### Recorded data

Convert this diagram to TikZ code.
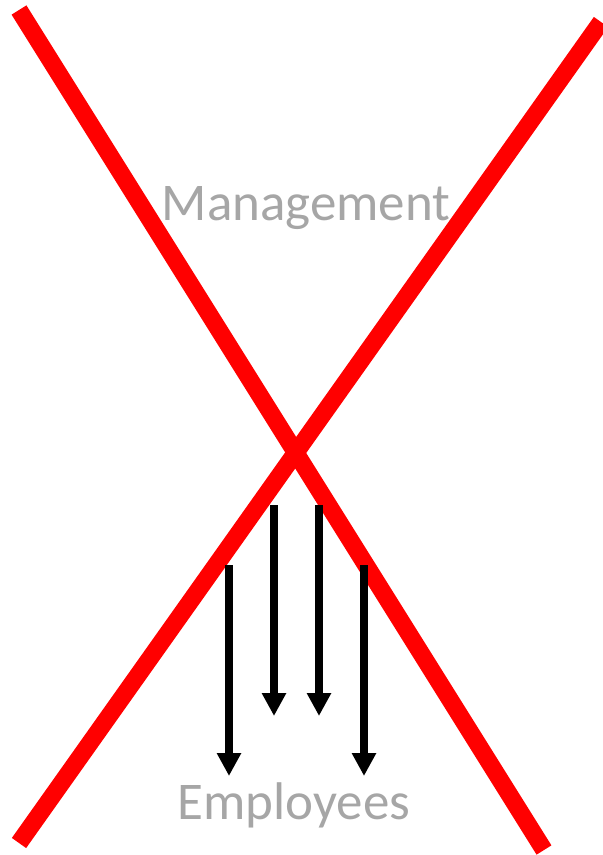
\documentclass[tikz,border=0pt]{standalone}
\usepackage{fontspec}
\setmainfont{Carlito}
\usetikzlibrary{arrows.meta}
\definecolor{cred}{HTML}{FF0000}
\definecolor{cgrey}{HTML}{A6A6A6}
\tikzset{
  every picture/.style={x=1pt, y=-1pt},
  cross/.style={draw=cred, line width=17.5pt, line cap=butt},
  arrow/.style={-{Triangle[length=23pt, width=23pt]}, draw=black, line width=8pt},
  label/.style={text=cgrey, font=\fontsize{53}{60}\selectfont, anchor=base, inner sep=0pt},
}
\begin{document}
\begin{tikzpicture}
  \useasboundingbox (0,0) rectangle (603,855);
  % the big red cross
  \coordinate (tl) at (19,10);
  \coordinate (br) at (544,850);
  \coordinate (bl) at (19,843);
  \coordinate (tr) at (601,22);
  \draw[cross] (tl) -- (br);
  \draw[cross] (bl) -- (tr);
  \node[label] (mgmt) at (306,220) {Management};
  \node[label] (empl) at (294,819) {Employees};
  % downward arrows
  \foreach \x/\top/\tip [count=\i] in {229/565/776, 274/505/716, 319/505/716, 364/565/776} {
    \coordinate (s\i) at (\x,\top);
    \coordinate (e\i) at (\x,\tip);
    \draw[arrow] (s\i) -- (e\i);
  }
\end{tikzpicture}
\end{document}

### Aim
Set down all the data again exactly as above, pictures excluded.

### Result for this task
Convert this diagram to TikZ code.
\documentclass[tikz,border=0pt]{standalone}
\usepackage{fontspec}
\setmainfont{Carlito}
\usetikzlibrary{arrows.meta}
\definecolor{cred}{HTML}{FF0000}
\definecolor{cgrey}{HTML}{A6A6A6}
\tikzset{
  every picture/.style={x=1pt, y=-1pt},
  cross/.style={draw=cred, line width=17.5pt, line cap=butt},
  arrow/.style={-{Triangle[length=23pt, width=23pt]}, draw=black, line width=8pt},
  label/.style={text=cgrey, font=\fontsize{53}{60}\selectfont, anchor=base, inner sep=0pt},
}
\begin{document}
\begin{tikzpicture}
  \useasboundingbox (0,0) rectangle (603,855);
  % the big red cross
  \coordinate (tl) at (19,10);
  \coordinate (br) at (544,850);
  \coordinate (bl) at (19,843);
  \coordinate (tr) at (601,22);
  \draw[cross] (tl) -- (br);
  \draw[cross] (bl) -- (tr);
  \node[label] (mgmt) at (306,220) {Management};
  \node[label] (empl) at (294,819) {Employees};
  % downward arrows
  \foreach \x/\top/\tip [count=\i] in {229/565/776, 274/505/716, 319/505/716, 364/565/776} {
    \coordinate (s\i) at (\x,\top);
    \coordinate (e\i) at (\x,\tip);
    \draw[arrow] (s\i) -- (e\i);
  }
\end{tikzpicture}
\end{document}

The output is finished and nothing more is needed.